Lyons countered that not having recollection of an incident is not a defense in the state of Virginia, noting several examples of case law that backed up his point. The Commonwealth Attorney reminded the court he asked Woolwine if he was aware of the evidence against him at the time he was charged, during his preliminary hearing, and during other court proceedings.
“He answered yes, so there is no surprise there,” Lyons said. “I asked about his relationship with his attorney. He said he didn’t feel satisfied. That is not something under case law that allows you to withdraw a plea.”
Lyons noted that Woolwine also said he regretted driving intoxicated with his son in the vehicle.
“There are safeguards in place to protect you when entering a guilty plea.

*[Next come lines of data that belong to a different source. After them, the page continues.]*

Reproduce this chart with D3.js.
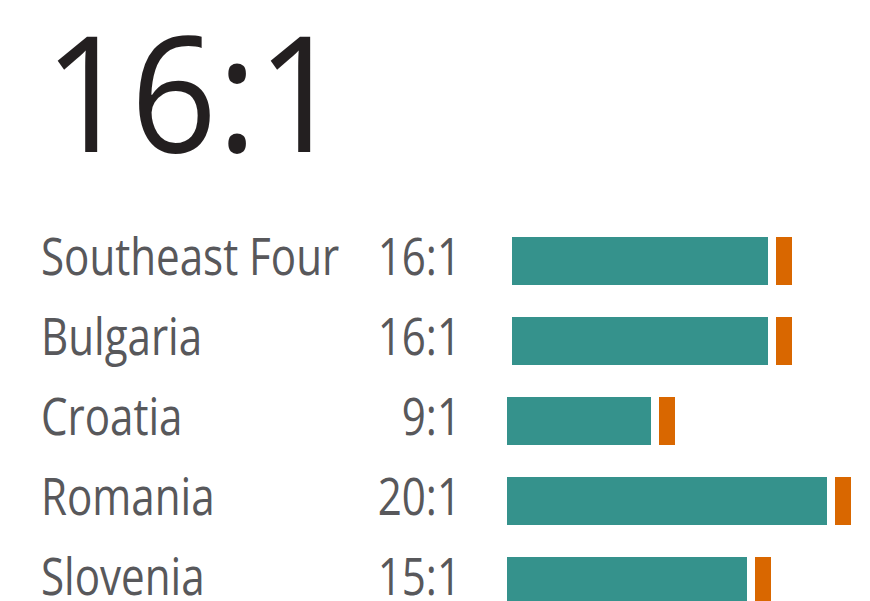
<!DOCTYPE html>
<html>
<head>
<meta charset="utf-8">
<script src="https://cdn.jsdelivr.net/npm/d3@7"></script>
<style>
  body { margin: 0; background: #fff; }
  text { font-family: "Open Sans", "Noto Sans", sans-serif; }
</style>
</head>
<body>
<script>
const headline = "16:1";
const countries = ["Southeast Four", "Bulgaria", "Croatia", "Romania", "Slovenia"];
const ratios = [16, 16, 9, 20, 15];
const ratioLabels = ["16:1", "16:1", "9:1", "20:1", "15:1"];
const unit = 1;

const width = 870, height = 601;
const rowShift = [5, 5, 0, 0, 0]; // first two bars sit a little further right in the original
const squeeze = 0.81;

const svg = d3.select("body").append("svg")
    .attr("width", width)
    .attr("height", height);

const x = d3.scaleLinear().domain([0, 21]).range([0, 336]);
const y = d3.scaleBand().domain(countries).range([237, 605]).paddingInner(0.4).paddingOuter(0);

// big number
svg.append("g")
    .attr("transform", "translate(44,152) scale(0.935,1)")
    .append("text")
    .attr("font-size", 162)
    .attr("font-weight", 400)
    .attr("fill", "#231f20")
    .text(headline);

const rows = svg.selectAll(".row")
    .data(countries)
    .join("g")
    .attr("class", "row");

rows.append("g")
    .attr("transform", d => "translate(41," + (y(d) + 38) + ") scale(" + squeeze + ",1)")
    .append("text")
    .attr("font-size", 52)
    .attr("fill", "#58585b")
    .text(d => d);

rows.append("g")
    .attr("transform", d => "translate(461," + (y(d) + 38) + ") scale(" + squeeze + ",1)")
    .append("text")
    .attr("font-size", 52)
    .attr("fill", "#58585b")
    .attr("text-anchor", "end")
    .text((d, i) => ratioLabels[i]);

rows.append("rect")
    .attr("x", (d, i) => 507 + rowShift[i])
    .attr("y", d => y(d))
    .attr("width", (d, i) => x(ratios[i]))
    .attr("height", y.bandwidth())
    .attr("fill", "#35928c");

rows.append("rect")
    .attr("x", (d, i) => 507 + rowShift[i] + x(ratios[i]) + 8)
    .attr("y", d => y(d))
    .attr("width", x(unit))
    .attr("height", y.bandwidth())
    .attr("fill", "#d96700");
</script>
</body>
</html>
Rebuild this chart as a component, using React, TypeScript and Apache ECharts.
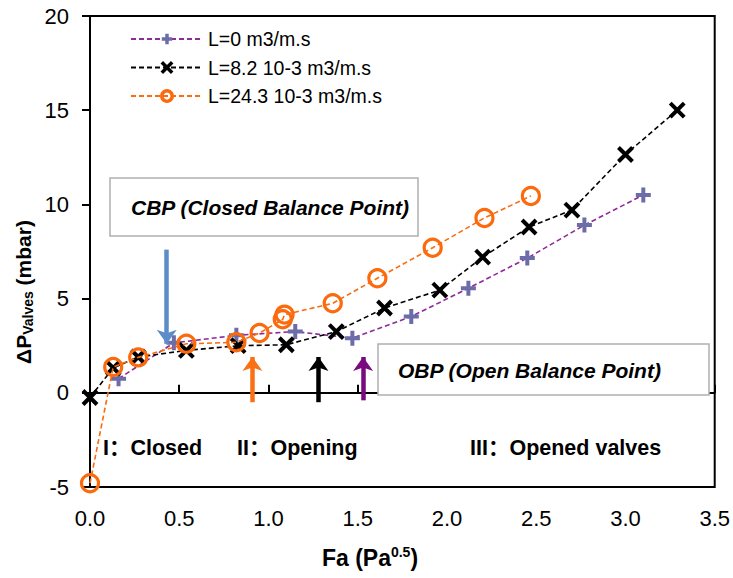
import React, { useEffect, useRef } from 'react';
import * as echarts from 'echarts';

// L = 0 m3/m.s
const faPlus = [0.16, 0.47, 0.82, 1.15, 1.47, 1.8, 2.12, 2.45, 2.77, 3.1];
const dpPlus = [0.75, 2.65, 3.05, 3.25, 2.9, 4.05, 5.55, 7.15, 8.9, 10.5];

// L = 8.2 10-3 m3/m.s
const faCross = [0, 0.13, 0.27, 0.54, 0.83, 1.1, 1.38, 1.65, 1.96, 2.2, 2.46, 2.7, 3.0, 3.29];
const dpCross = [-0.25, 1.32, 1.9, 2.25, 2.5, 2.55, 3.25, 4.5, 5.45, 7.2, 8.8, 9.7, 12.65, 15.0];

// L = 24.3 10-3 m3/m.s
const faCircle = [0, 0.13, 0.27, 0.54, 0.82, 0.95, 1.08, 1.09, 1.36, 1.61, 1.92, 2.21, 2.47];
const dpCircle = [-4.8, 1.37, 1.88, 2.6, 2.68, 3.17, 3.9, 4.15, 4.75, 6.08, 7.7, 9.28, 10.45];

const seriesNames = ['L=0 m3/m.s', 'L=8.2 10-3 m3/m.s', 'L=24.3 10-3 m3/m.s'];

// arrows: [fa, from dP, to dP]
const arrowCBP = [0.43, 7.6, 2.6];
const arrowOrange = [0.91, -0.5, 1.9];
const arrowBlack = [1.28, -0.5, 1.9];
const arrowPurple = [1.53, -0.4, 1.9];

const xTicks = [0, 0.5, 1, 1.5, 2, 2.5, 3, 3.5];

const FONT = "'Liberation Sans', Arial, sans-serif";
const FONT_CJK = "'Liberation Sans', 'Noto Sans CJK SC', sans-serif";

const zip = (xs: number[], ys: number[]) => xs.map((x, i) => [x, ys[i]]);

const arrowLine = (a: number[], color: string) => [
  { coord: [a[0], a[1]], lineStyle: { color, width: 4.5, type: 'solid' }, itemStyle: { color } },
  { coord: [a[0], a[2]] },
];

const boldText = (text: string, x: number, y: number, italic = false) => ({
  type: 'text',
  z: 101,
  x,
  y,
  style: {
    text,
    fontFamily: italic ? FONT : FONT_CJK,
    fontSize: italic ? 21 : 21.5,
    fontWeight: 'bold',
    fontStyle: italic ? 'italic' : 'normal',
    fill: '#000',
    verticalAlign: 'middle',
  },
});

const App: React.FC = () => {
  const chartRef = useRef<HTMLDivElement>(null);

  useEffect(() => {
    document.body.style.margin = '0';
    if (!chartRef.current) return;
    const chart = echarts.init(chartRef.current, undefined, { renderer: 'svg' });

    const option: any = {
      animation: false,
      grid: {
        left: 90,
        right: 18,
        top: 16,
        bottom: 91,
        show: true,
        borderColor: '#000',
        borderWidth: 2,
        backgroundColor: 'transparent',
      },
      legend: {
        orient: 'vertical',
        left: 130,
        top: 29,
        padding: 0,
        itemWidth: 72,
        itemHeight: 13,
        itemGap: 8.5,
        data: seriesNames,
        itemStyle: { borderWidth: 3.5 },
        textStyle: { fontFamily: FONT, fontSize: 19.5, color: '#000' },
      },
      xAxis: {
        type: 'value',
        min: 0,
        max: 3.5,
        interval: 0.5,
        axisLine: { lineStyle: { color: '#000', width: 2 } },
        axisTick: { inside: true, length: 8, lineStyle: { color: '#000', width: 2 } },
        axisLabel: {
          margin: 20,
          fontFamily: FONT,
          fontSize: 22,
          color: '#000',
          customValues: xTicks,
          formatter: (v: number) => v.toFixed(1),
        },
        splitLine: { show: false },
      },
      yAxis: {
        type: 'value',
        min: -5,
        max: 20,
        interval: 5,
        axisLine: { show: true, lineStyle: { color: '#000', width: 2 } },
        axisTick: { show: true, inside: false, length: 8, lineStyle: { color: '#000', width: 2 } },
        axisLabel: { margin: 21, fontFamily: FONT, fontSize: 22, color: '#000' },
        splitLine: { show: false },
      },
      series: [
        {
          name: seriesNames[0],
          type: 'line',
          data: zip(faPlus, dpPlus),
          symbol: 'path://M5,0L5,10M0,5L10,5',
          symbolSize: 15,
          itemStyle: { color: 'rgba(0,0,0,0)', borderColor: '#6c6ca8', borderWidth: 4 },
          lineStyle: { color: '#8f2a97', width: 1.6, type: [5, 3] },
          z: 3,
        },
        {
          name: seriesNames[1],
          type: 'line',
          data: zip(faCross, dpCross),
          symbol: 'path://M0,0L10,10M10,0L0,10',
          symbolSize: 14,
          itemStyle: { color: 'rgba(0,0,0,0)', borderColor: '#000', borderWidth: 4 },
          lineStyle: { color: '#000', width: 1.6, type: [5, 3] },
          z: 4,
        },
        {
          name: seriesNames[2],
          type: 'line',
          data: zip(faCircle, dpCircle),
          symbol: 'circle',
          symbolSize: 17,
          itemStyle: { color: 'rgba(0,0,0,0)', borderColor: '#fb6a0c', borderWidth: 3.2 },
          lineStyle: { color: '#fb6a0c', width: 1.6, type: [5, 3] },
          z: 5,
        },
        {
          name: 'arrows',
          type: 'line',
          data: [],
          z: 6,
          markLine: {
            silent: true,
            animation: false,
            symbol: ['none', 'arrow'],
            symbolSize: [15, 14],
            label: { show: false },
            data: [
              arrowLine(arrowCBP, '#5b8dc9'),
              arrowLine(arrowOrange, '#fa7014'),
              arrowLine(arrowBlack, '#000'),
              arrowLine(arrowPurple, '#7a0a80'),
            ],
          },
        },
      ],
      graphic: [
        {
          type: 'rect',
          z: 100,
          shape: { x: 110, y: 178, width: 308, height: 58 },
          style: { fill: '#fff', stroke: '#b0b0b0', lineWidth: 1.5 },
        },
        boldText('CBP (Closed Balance Point)', 131, 207, true),
        {
          type: 'rect',
          z: 100,
          shape: { x: 378, y: 344, width: 331, height: 51 },
          style: { fill: '#fff', stroke: '#b0b0b0', lineWidth: 1.5 },
        },
        boldText('OBP (Open Balance Point)', 398, 370, true),
        boldText('I：Closed', 103, 448),
        boldText('II：Opening', 237, 448),
        boldText('III：Opened valves', 470, 448),
        {
          type: 'text',
          x: 370,
          y: 558,
          style: {
            text: '{b|Fa (Pa}{sup|0.5}{b|)}',
            align: 'center',
            verticalAlign: 'middle',
            rich: {
              b: { fontFamily: FONT, fontSize: 23, fontWeight: 'bold', fill: '#000' },
              sup: { fontFamily: FONT, fontSize: 14, fontWeight: 'bold', fill: '#000', padding: [0, 0, 12, 0] },
            },
          },
        },
        {
          type: 'text',
          x: 23,
          y: 292,
          rotation: Math.PI / 2,
          style: {
            text: '{b|ΔP}{sub|Valves}{b| (mbar)}',
            align: 'center',
            verticalAlign: 'middle',
            rich: {
              b: { fontFamily: FONT, fontSize: 21, fontWeight: 'bold', fill: '#000' },
              sub: { fontFamily: FONT, fontSize: 14, fontWeight: 'bold', fill: '#000', padding: [10, 0, 0, 0] },
            },
          },
        },
      ],
    };

    chart.setOption(option);

    return () => {
      chart.dispose();
    };
  }, []);

  return <div ref={chartRef} style={{ width: '733px', height: '578px' }} />;
};

export default App;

That is why we have the statements, ‘Nobody coerced me, nobody threatened me, I can read, I can write. I was pleased with services of my attorney.’”
Lyons continued that Woolwine was fully preparing for his pre-sentencing hearing. Additionally, he was given an extra 30 days above the typical 60 days to make preparations for the pre-sentencing hearing. There were no sudden surprises, Lyons said.
“I believe he was planning for mitigation evidence to be presented and then comes up with this conflict with his attorney and decides he will withdraw,” Lyons said.
After hearing both sides, Judge Geisler said this was a tragic case in which a boy was killed. But he agreed with the Commonwealth’s position that a reasonable defense has to be offered in order to withdraw a guilty plea. He also agreed with Lyons that there was no surprise with regard to evidence Woolwine had seen from the time of the arrest and preliminary hearing. There were ample opportunities to go forward with a trial at the previous hearing, Geisler added, saying he believed Woolwine made all previous statements freely and with his own knowledge.
“This is a pretty straightforward case. The consequences are extreme because of what happened, the death of a child,” Geisler said. “I agree with the Commonwealth, there is no new reasonable defense or any surprise.”
Geisler then denied Woolwine’s request to withdraw his guilty plea and set a sentencing date for Oct. 20 at 1 p.m.